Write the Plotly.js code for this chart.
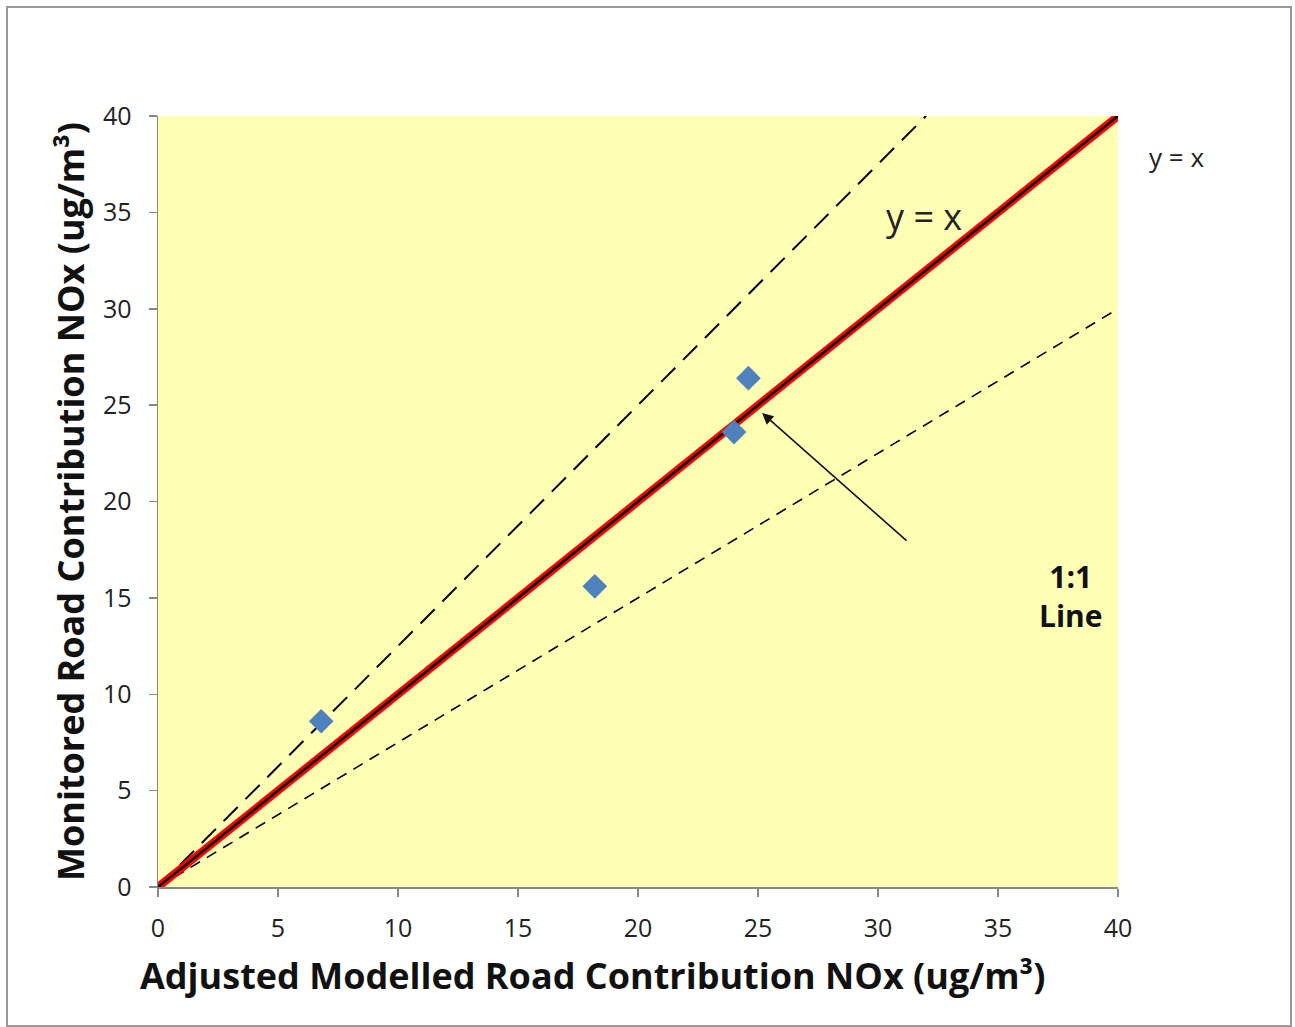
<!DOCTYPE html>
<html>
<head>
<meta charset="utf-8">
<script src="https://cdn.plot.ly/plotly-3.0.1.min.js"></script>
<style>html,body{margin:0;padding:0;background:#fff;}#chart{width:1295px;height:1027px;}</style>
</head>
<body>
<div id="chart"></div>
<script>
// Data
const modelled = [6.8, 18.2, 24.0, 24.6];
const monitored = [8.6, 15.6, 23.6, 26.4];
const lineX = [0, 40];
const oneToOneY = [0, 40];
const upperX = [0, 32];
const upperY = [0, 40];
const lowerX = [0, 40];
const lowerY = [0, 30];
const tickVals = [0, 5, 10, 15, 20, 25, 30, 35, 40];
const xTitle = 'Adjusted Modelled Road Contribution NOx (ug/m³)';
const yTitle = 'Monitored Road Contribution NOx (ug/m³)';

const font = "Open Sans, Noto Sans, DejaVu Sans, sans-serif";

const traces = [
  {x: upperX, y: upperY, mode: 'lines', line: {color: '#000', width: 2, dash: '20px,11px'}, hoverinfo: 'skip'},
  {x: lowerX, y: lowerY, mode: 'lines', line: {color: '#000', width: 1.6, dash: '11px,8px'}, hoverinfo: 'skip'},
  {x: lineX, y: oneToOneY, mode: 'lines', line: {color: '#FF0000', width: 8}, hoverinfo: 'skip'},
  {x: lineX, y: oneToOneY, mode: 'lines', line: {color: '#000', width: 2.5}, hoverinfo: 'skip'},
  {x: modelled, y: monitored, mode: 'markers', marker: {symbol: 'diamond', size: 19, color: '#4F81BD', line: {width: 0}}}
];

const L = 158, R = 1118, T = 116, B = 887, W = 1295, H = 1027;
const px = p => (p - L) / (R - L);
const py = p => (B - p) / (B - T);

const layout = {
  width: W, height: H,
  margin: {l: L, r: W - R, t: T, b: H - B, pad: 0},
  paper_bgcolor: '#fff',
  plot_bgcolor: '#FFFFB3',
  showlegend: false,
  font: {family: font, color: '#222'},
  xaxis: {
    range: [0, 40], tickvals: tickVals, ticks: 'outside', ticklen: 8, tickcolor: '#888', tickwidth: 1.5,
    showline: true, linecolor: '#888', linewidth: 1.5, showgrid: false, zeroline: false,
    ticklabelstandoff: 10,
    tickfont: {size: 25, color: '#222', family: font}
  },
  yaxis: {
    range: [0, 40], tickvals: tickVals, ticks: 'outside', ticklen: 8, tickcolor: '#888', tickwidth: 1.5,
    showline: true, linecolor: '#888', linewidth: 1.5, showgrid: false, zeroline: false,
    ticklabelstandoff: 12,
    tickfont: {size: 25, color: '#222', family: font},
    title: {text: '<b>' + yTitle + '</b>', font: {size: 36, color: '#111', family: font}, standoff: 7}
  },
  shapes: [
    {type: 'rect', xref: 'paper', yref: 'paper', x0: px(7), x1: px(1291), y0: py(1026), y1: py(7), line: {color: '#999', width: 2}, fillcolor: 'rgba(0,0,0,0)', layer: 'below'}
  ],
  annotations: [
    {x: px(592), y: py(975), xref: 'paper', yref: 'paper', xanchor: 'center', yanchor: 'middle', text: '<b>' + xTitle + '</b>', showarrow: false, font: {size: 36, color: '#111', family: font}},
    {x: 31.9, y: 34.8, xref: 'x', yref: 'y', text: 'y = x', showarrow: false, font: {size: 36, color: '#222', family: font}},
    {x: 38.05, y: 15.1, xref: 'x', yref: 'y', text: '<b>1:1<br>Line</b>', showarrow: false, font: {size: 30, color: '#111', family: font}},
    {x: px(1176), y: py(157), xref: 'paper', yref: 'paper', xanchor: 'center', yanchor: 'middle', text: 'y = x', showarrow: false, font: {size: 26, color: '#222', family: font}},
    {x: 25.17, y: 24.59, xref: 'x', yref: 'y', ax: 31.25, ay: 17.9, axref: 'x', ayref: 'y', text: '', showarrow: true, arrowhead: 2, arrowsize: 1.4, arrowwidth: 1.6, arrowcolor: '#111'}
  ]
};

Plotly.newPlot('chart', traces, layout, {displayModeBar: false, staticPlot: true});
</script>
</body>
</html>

+ + + + +

• _INSTRUCTIONS FOR THE TASK_:
Repeat the listing in full and exactly. Do not include any images.

• _RESPONSE_:
Write the Plotly.js code for this chart.
<!DOCTYPE html>
<html>
<head>
<meta charset="utf-8">
<script src="https://cdn.plot.ly/plotly-3.0.1.min.js"></script>
<style>html,body{margin:0;padding:0;background:#fff;}#chart{width:1295px;height:1027px;}</style>
</head>
<body>
<div id="chart"></div>
<script>
// Data
const modelled = [6.8, 18.2, 24.0, 24.6];
const monitored = [8.6, 15.6, 23.6, 26.4];
const lineX = [0, 40];
const oneToOneY = [0, 40];
const upperX = [0, 32];
const upperY = [0, 40];
const lowerX = [0, 40];
const lowerY = [0, 30];
const tickVals = [0, 5, 10, 15, 20, 25, 30, 35, 40];
const xTitle = 'Adjusted Modelled Road Contribution NOx (ug/m³)';
const yTitle = 'Monitored Road Contribution NOx (ug/m³)';

const font = "Open Sans, Noto Sans, DejaVu Sans, sans-serif";

const traces = [
  {x: upperX, y: upperY, mode: 'lines', line: {color: '#000', width: 2, dash: '20px,11px'}, hoverinfo: 'skip'},
  {x: lowerX, y: lowerY, mode: 'lines', line: {color: '#000', width: 1.6, dash: '11px,8px'}, hoverinfo: 'skip'},
  {x: lineX, y: oneToOneY, mode: 'lines', line: {color: '#FF0000', width: 8}, hoverinfo: 'skip'},
  {x: lineX, y: oneToOneY, mode: 'lines', line: {color: '#000', width: 2.5}, hoverinfo: 'skip'},
  {x: modelled, y: monitored, mode: 'markers', marker: {symbol: 'diamond', size: 19, color: '#4F81BD', line: {width: 0}}}
];

const L = 158, R = 1118, T = 116, B = 887, W = 1295, H = 1027;
const px = p => (p - L) / (R - L);
const py = p => (B - p) / (B - T);

const layout = {
  width: W, height: H,
  margin: {l: L, r: W - R, t: T, b: H - B, pad: 0},
  paper_bgcolor: '#fff',
  plot_bgcolor: '#FFFFB3',
  showlegend: false,
  font: {family: font, color: '#222'},
  xaxis: {
    range: [0, 40], tickvals: tickVals, ticks: 'outside', ticklen: 8, tickcolor: '#888', tickwidth: 1.5,
    showline: true, linecolor: '#888', linewidth: 1.5, showgrid: false, zeroline: false,
    ticklabelstandoff: 10,
    tickfont: {size: 25, color: '#222', family: font}
  },
  yaxis: {
    range: [0, 40], tickvals: tickVals, ticks: 'outside', ticklen: 8, tickcolor: '#888', tickwidth: 1.5,
    showline: true, linecolor: '#888', linewidth: 1.5, showgrid: false, zeroline: false,
    ticklabelstandoff: 12,
    tickfont: {size: 25, color: '#222', family: font},
    title: {text: '<b>' + yTitle + '</b>', font: {size: 36, color: '#111', family: font}, standoff: 7}
  },
  shapes: [
    {type: 'rect', xref: 'paper', yref: 'paper', x0: px(7), x1: px(1291), y0: py(1026), y1: py(7), line: {color: '#999', width: 2}, fillcolor: 'rgba(0,0,0,0)', layer: 'below'}
  ],
  annotations: [
    {x: px(592), y: py(975), xref: 'paper', yref: 'paper', xanchor: 'center', yanchor: 'middle', text: '<b>' + xTitle + '</b>', showarrow: false, font: {size: 36, color: '#111', family: font}},
    {x: 31.9, y: 34.8, xref: 'x', yref: 'y', text: 'y = x', showarrow: false, font: {size: 36, color: '#222', family: font}},
    {x: 38.05, y: 15.1, xref: 'x', yref: 'y', text: '<b>1:1<br>Line</b>', showarrow: false, font: {size: 30, color: '#111', family: font}},
    {x: px(1176), y: py(157), xref: 'paper', yref: 'paper', xanchor: 'center', yanchor: 'middle', text: 'y = x', showarrow: false, font: {size: 26, color: '#222', family: font}},
    {x: 25.17, y: 24.59, xref: 'x', yref: 'y', ax: 31.25, ay: 17.9, axref: 'x', ayref: 'y', text: '', showarrow: true, arrowhead: 2, arrowsize: 1.4, arrowwidth: 1.6, arrowcolor: '#111'}
  ]
};

Plotly.newPlot('chart', traces, layout, {displayModeBar: false, staticPlot: true});
</script>
</body>
</html>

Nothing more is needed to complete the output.